__SUPPLIED INFORMATION__
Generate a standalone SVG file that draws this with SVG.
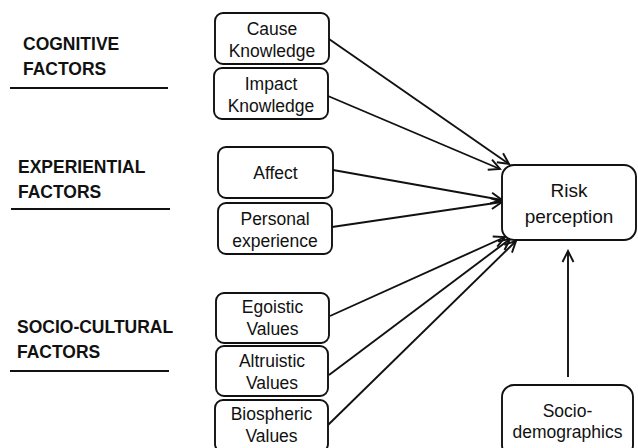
<svg xmlns="http://www.w3.org/2000/svg" width="638" height="448" viewBox="0 0 638 448">
<defs>
<style>
.box{fill:#fff;stroke:#111;stroke-width:1.9}
.t{font-family:"Liberation Sans",Arial,sans-serif;font-size:17.5px;fill:#111;text-anchor:middle}
.big{font-size:19px}
.h{font-family:"Liberation Sans",Arial,sans-serif;font-size:17.5px;font-weight:bold;fill:#111}
.rule{stroke:#111;stroke-width:1.9}
.c{stroke:#111;stroke-width:1.9;fill:none;marker-end:url(#ah)}
</style>
<marker id="ah" markerUnits="userSpaceOnUse" markerWidth="14" markerHeight="14" viewBox="-12 -7 14 14" refX="0" refY="0" orient="auto">
<path d="M-11,-5.5 L0,0 L-11,5.5" fill="none" stroke="#111" stroke-width="1.9"/>
</marker>
</defs>
<rect width="638" height="448" fill="#fff"/>
<g id="headings">
<text class="h" x="23" y="50">COGNITIVE</text>
<text class="h" x="23" y="75">FACTORS</text>
<line class="rule" x1="10" y1="88" x2="168" y2="88"/>
<text class="h" x="18" y="173">EXPERIENTIAL</text>
<text class="h" x="18" y="198">FACTORS</text>
<line class="rule" x1="11" y1="209" x2="170" y2="209"/>
<text class="h" x="17" y="333">SOCIO-CULTURAL</text>
<text class="h" x="17" y="358">FACTORS</text>
<line class="rule" x1="10" y1="371" x2="169" y2="371"/>
</g>
<g id="connectors">
<line class="c" x1="329" y1="39" x2="509" y2="164"/>
<line class="c" x1="328" y1="96" x2="500" y2="169"/>
<line class="c" x1="333" y1="170" x2="502" y2="200"/>
<line class="c" x1="332" y1="227" x2="502" y2="202"/>
<line class="c" x1="330" y1="316" x2="505" y2="237"/>
<line class="c" x1="329" y1="375" x2="510" y2="239"/>
<line class="c" x1="328" y1="425" x2="516" y2="241"/>
<line class="c" x1="568" y1="377" x2="568" y2="251"/>
</g>
<g id="cause">
<rect class="box" x="215" y="13" width="114" height="51" rx="8"/>
<text class="t" x="272" y="35">Cause</text>
<text class="t" x="272" y="57">Knowledge</text>
</g>
<g id="impact">
<rect class="box" x="214" y="68" width="114" height="51" rx="8"/>
<text class="t" x="271" y="90">Impact</text>
<text class="t" x="271" y="112">Knowledge</text>
</g>
<g id="affect">
<rect class="box" x="218" y="147" width="115" height="51" rx="8"/>
<text class="t" x="275.5" y="179">Affect</text>
</g>
<g id="personal">
<rect class="box" x="218" y="203" width="114" height="51" rx="8"/>
<text class="t" x="275" y="225">Personal</text>
<text class="t" x="275" y="247">experience</text>
</g>
<g id="egoistic">
<rect class="box" x="216" y="293" width="113" height="50" rx="8"/>
<text class="t" x="272.5" y="313">Egoistic</text>
<text class="t" x="272.5" y="335">Values</text>
</g>
<g id="altruistic">
<rect class="box" x="216" y="346" width="112" height="50" rx="8"/>
<text class="t" x="272" y="367">Altruistic</text>
<text class="t" x="272" y="389">Values</text>
</g>
<g id="biospheric">
<rect class="box" x="215" y="400" width="113" height="52" rx="8"/>
<text class="t" x="271.5" y="420">Biospheric</text>
<text class="t" x="271.5" y="442">Values</text>
</g>
<g id="risk">
<rect class="box" x="502" y="165" width="134" height="75" rx="12"/>
<text class="t big" x="569" y="197">Risk</text>
<text class="t big" x="569" y="223">perception</text>
</g>
<g id="sociodemo">
<rect class="box" x="502" y="385" width="131" height="72" rx="12"/>
<text class="t" x="567.5" y="417">Socio-</text>
<text class="t" x="567.5" y="438">demographics</text>
</g>
</svg>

__SHORT TASK__
Each line above is to be copied verbatim. Drop any image from the copy.

__SOLUTION TO THIS PROBLEM__
Generate a standalone SVG file that draws this with SVG.
<svg xmlns="http://www.w3.org/2000/svg" width="638" height="448" viewBox="0 0 638 448">
<defs>
<style>
.box{fill:#fff;stroke:#111;stroke-width:1.9}
.t{font-family:"Liberation Sans",Arial,sans-serif;font-size:17.5px;fill:#111;text-anchor:middle}
.big{font-size:19px}
.h{font-family:"Liberation Sans",Arial,sans-serif;font-size:17.5px;font-weight:bold;fill:#111}
.rule{stroke:#111;stroke-width:1.9}
.c{stroke:#111;stroke-width:1.9;fill:none;marker-end:url(#ah)}
</style>
<marker id="ah" markerUnits="userSpaceOnUse" markerWidth="14" markerHeight="14" viewBox="-12 -7 14 14" refX="0" refY="0" orient="auto">
<path d="M-11,-5.5 L0,0 L-11,5.5" fill="none" stroke="#111" stroke-width="1.9"/>
</marker>
</defs>
<rect width="638" height="448" fill="#fff"/>
<g id="headings">
<text class="h" x="23" y="50">COGNITIVE</text>
<text class="h" x="23" y="75">FACTORS</text>
<line class="rule" x1="10" y1="88" x2="168" y2="88"/>
<text class="h" x="18" y="173">EXPERIENTIAL</text>
<text class="h" x="18" y="198">FACTORS</text>
<line class="rule" x1="11" y1="209" x2="170" y2="209"/>
<text class="h" x="17" y="333">SOCIO-CULTURAL</text>
<text class="h" x="17" y="358">FACTORS</text>
<line class="rule" x1="10" y1="371" x2="169" y2="371"/>
</g>
<g id="connectors">
<line class="c" x1="329" y1="39" x2="509" y2="164"/>
<line class="c" x1="328" y1="96" x2="500" y2="169"/>
<line class="c" x1="333" y1="170" x2="502" y2="200"/>
<line class="c" x1="332" y1="227" x2="502" y2="202"/>
<line class="c" x1="330" y1="316" x2="505" y2="237"/>
<line class="c" x1="329" y1="375" x2="510" y2="239"/>
<line class="c" x1="328" y1="425" x2="516" y2="241"/>
<line class="c" x1="568" y1="377" x2="568" y2="251"/>
</g>
<g id="cause">
<rect class="box" x="215" y="13" width="114" height="51" rx="8"/>
<text class="t" x="272" y="35">Cause</text>
<text class="t" x="272" y="57">Knowledge</text>
</g>
<g id="impact">
<rect class="box" x="214" y="68" width="114" height="51" rx="8"/>
<text class="t" x="271" y="90">Impact</text>
<text class="t" x="271" y="112">Knowledge</text>
</g>
<g id="affect">
<rect class="box" x="218" y="147" width="115" height="51" rx="8"/>
<text class="t" x="275.5" y="179">Affect</text>
</g>
<g id="personal">
<rect class="box" x="218" y="203" width="114" height="51" rx="8"/>
<text class="t" x="275" y="225">Personal</text>
<text class="t" x="275" y="247">experience</text>
</g>
<g id="egoistic">
<rect class="box" x="216" y="293" width="113" height="50" rx="8"/>
<text class="t" x="272.5" y="313">Egoistic</text>
<text class="t" x="272.5" y="335">Values</text>
</g>
<g id="altruistic">
<rect class="box" x="216" y="346" width="112" height="50" rx="8"/>
<text class="t" x="272" y="367">Altruistic</text>
<text class="t" x="272" y="389">Values</text>
</g>
<g id="biospheric">
<rect class="box" x="215" y="400" width="113" height="52" rx="8"/>
<text class="t" x="271.5" y="420">Biospheric</text>
<text class="t" x="271.5" y="442">Values</text>
</g>
<g id="risk">
<rect class="box" x="502" y="165" width="134" height="75" rx="12"/>
<text class="t big" x="569" y="197">Risk</text>
<text class="t big" x="569" y="223">perception</text>
</g>
<g id="sociodemo">
<rect class="box" x="502" y="385" width="131" height="72" rx="12"/>
<text class="t" x="567.5" y="417">Socio-</text>
<text class="t" x="567.5" y="438">demographics</text>
</g>
</svg>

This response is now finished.